There was only one concern raised by those listening to the June 1, 2015 Design Review Board meeting and those sitting down to discuss concerns about the process.

3 MINUTE PUBLIC COMMENT PERIOD??   

Why this new change??

We have listened back to past meetings and we do not find this to be standard for the way DRB has operated.  We also cannot find a single instance where the overall public comment took more than half an hour and usually only 5-10 minutes.  This change does not appear to have been discussed by your group, but is something that we believe appeared recently (and suddenly) in materials provided to you by city staff.

The question is this. 

If public goals should be considered as well as developer goals, why would the developer get as much time as needed and the public be limited to 3 minutes?  This timeframe is too short to explain even one concern about a project.  What if a citizen had a few different concerns. What about the citizen who wants to point out city goals that no one has seemed to notice?

It seems that the governance of the DRB clearly states that public input is ENCOURAGED.  Past practice has allowed sufficient time for citizens to clearly articulate their list of concerns and allowed time if the board needed clarification from that citizen.  Yes, there is opportunity to send written comments but one could argue that in-person discussion is really the only way of clearly outlining ones points.

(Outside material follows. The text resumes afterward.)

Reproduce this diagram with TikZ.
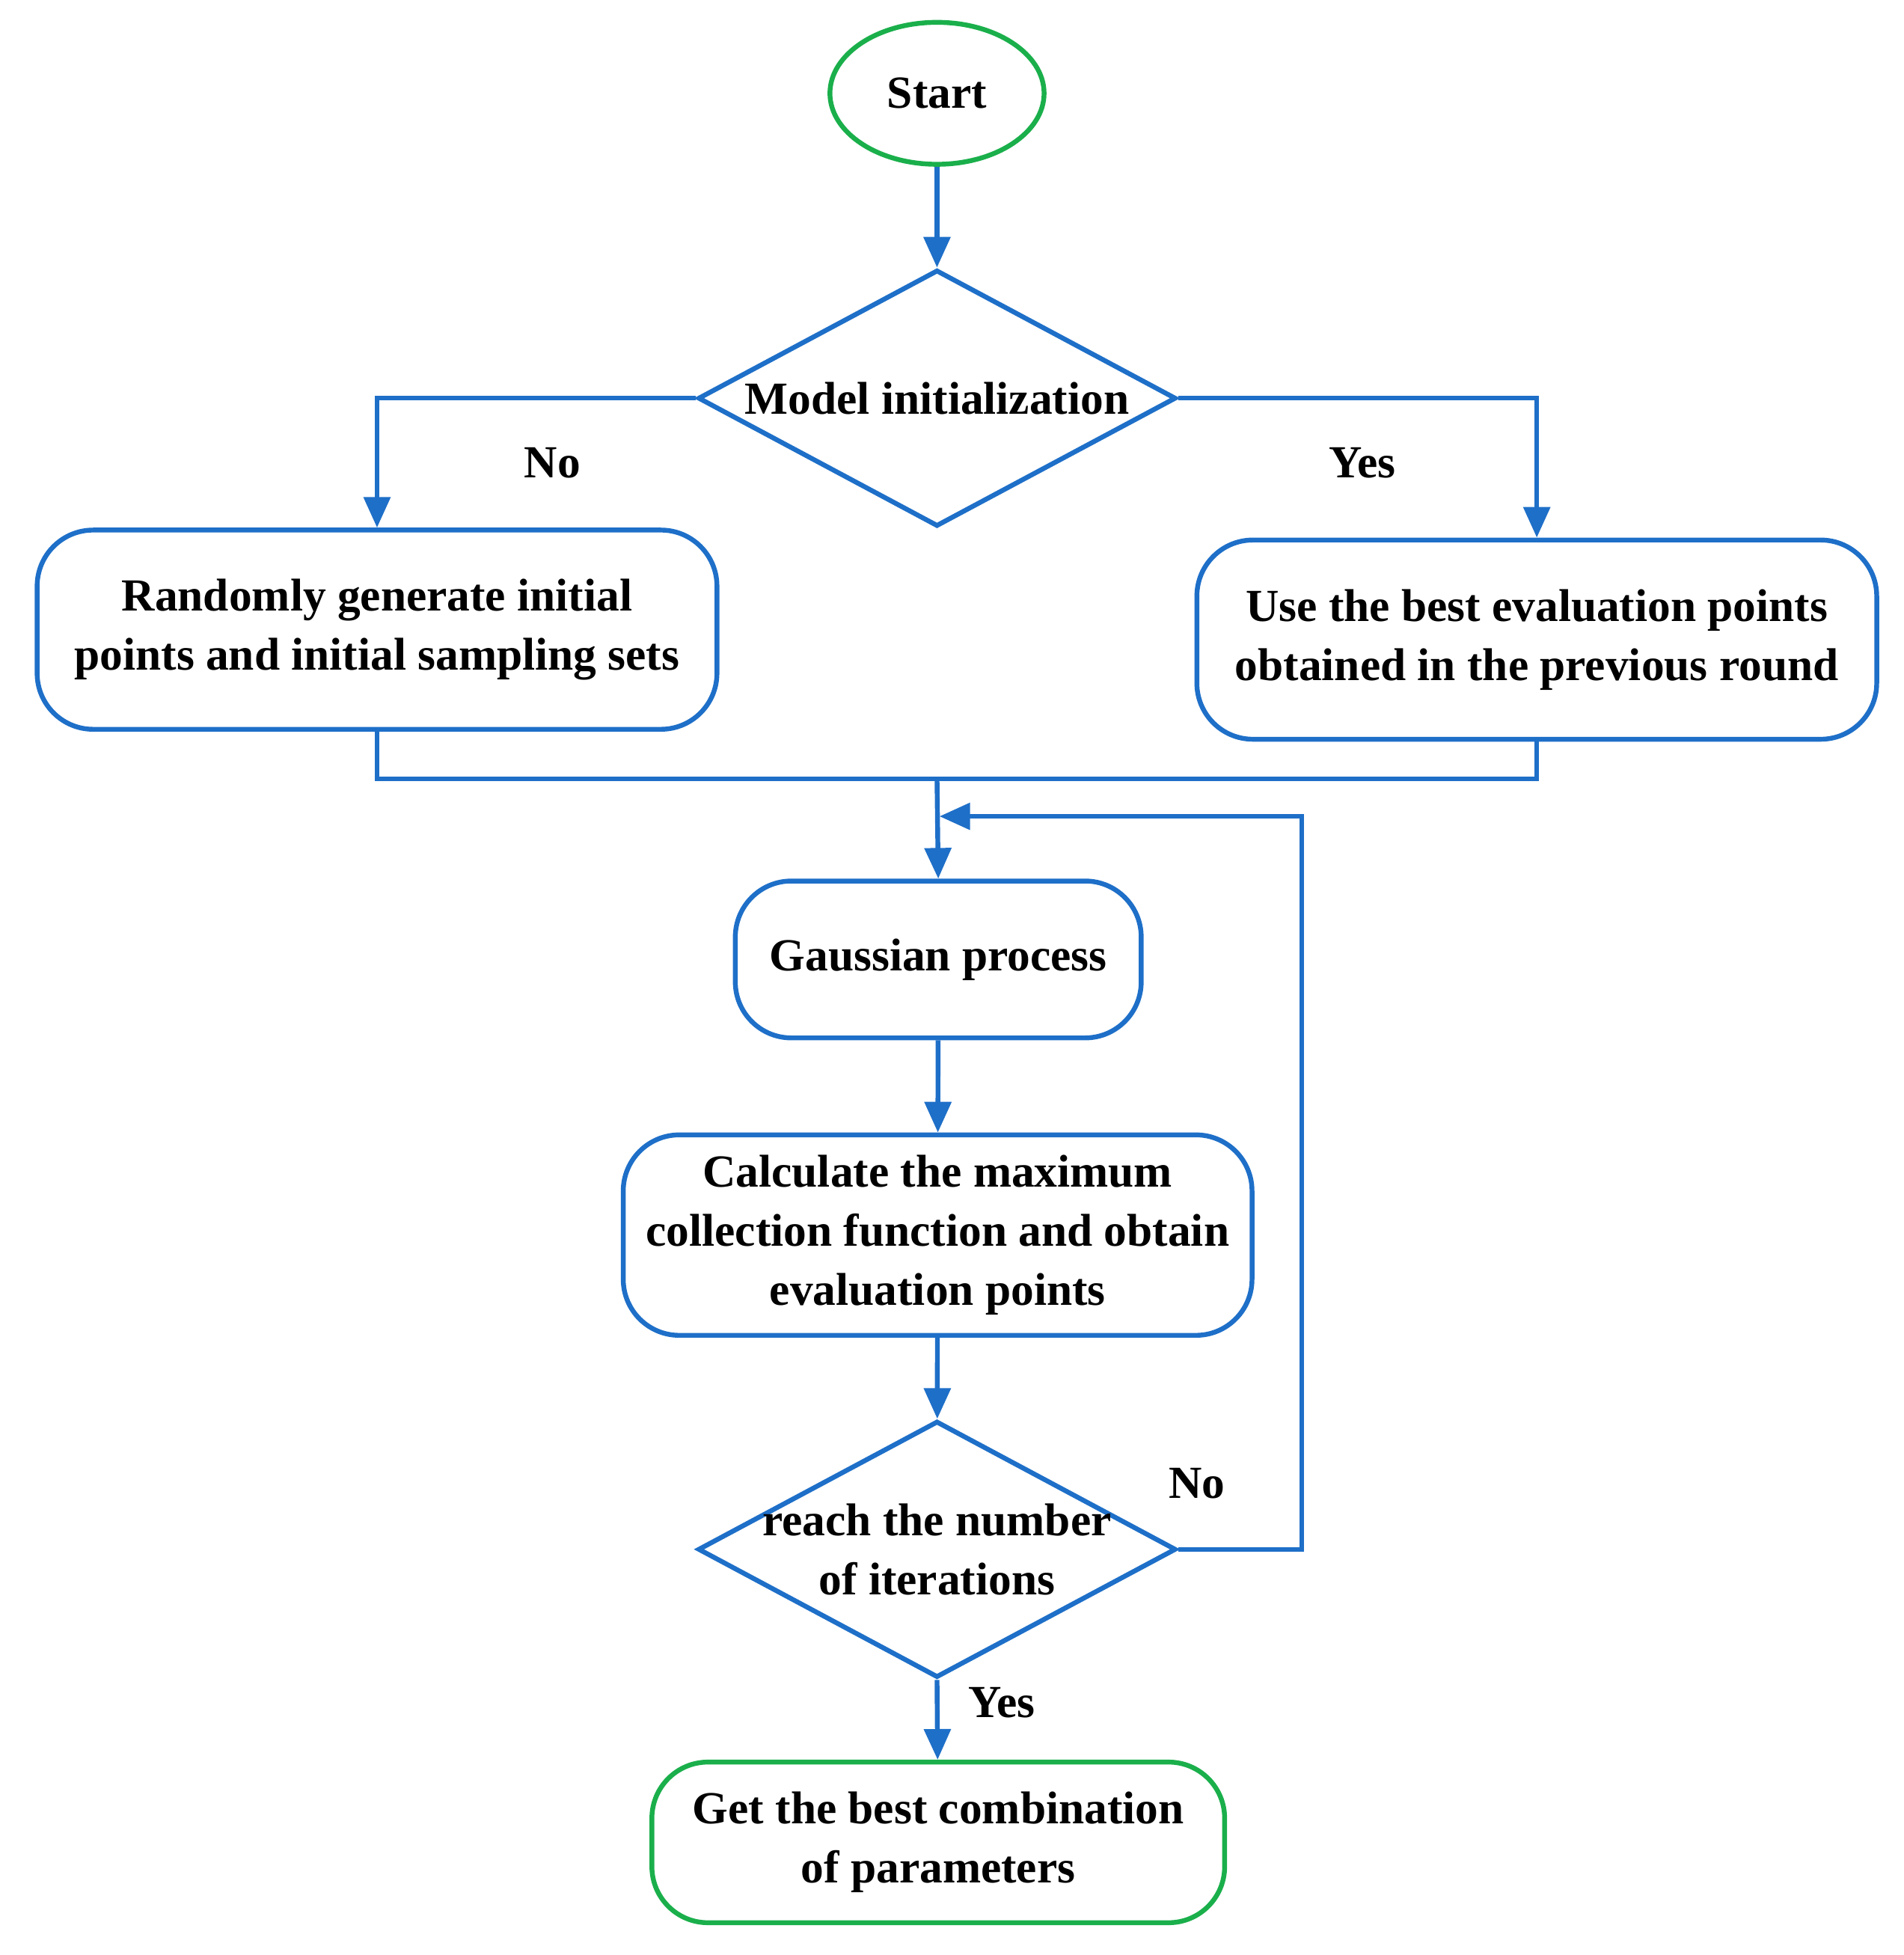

We urge you to return to the untimed citizen comment period.  We feel that without this opportunity to present input in a reasonable manner we will end up with mistakes that could have been prevented. 

The result of not getting citizen input at an early stage could mean that you go without some insights that might have kept errors from happening.  This could end up with time-sucking and costly appeals, lawsuits, or other delays later in project.  That would not likely be good for anyone. 

Again, as citizens, we are not wanting to burden your time.  We value your time and how you are helping Kirkland become the place that we’ve all envisioned and planned for it to become.  We don’t want to be redundant with our concerns.  We simply ask for sufficient time to give you a “heads up” to things you may not know.  As neighbors to a project, we can give you some close-in perspective that could easily go unrecognized.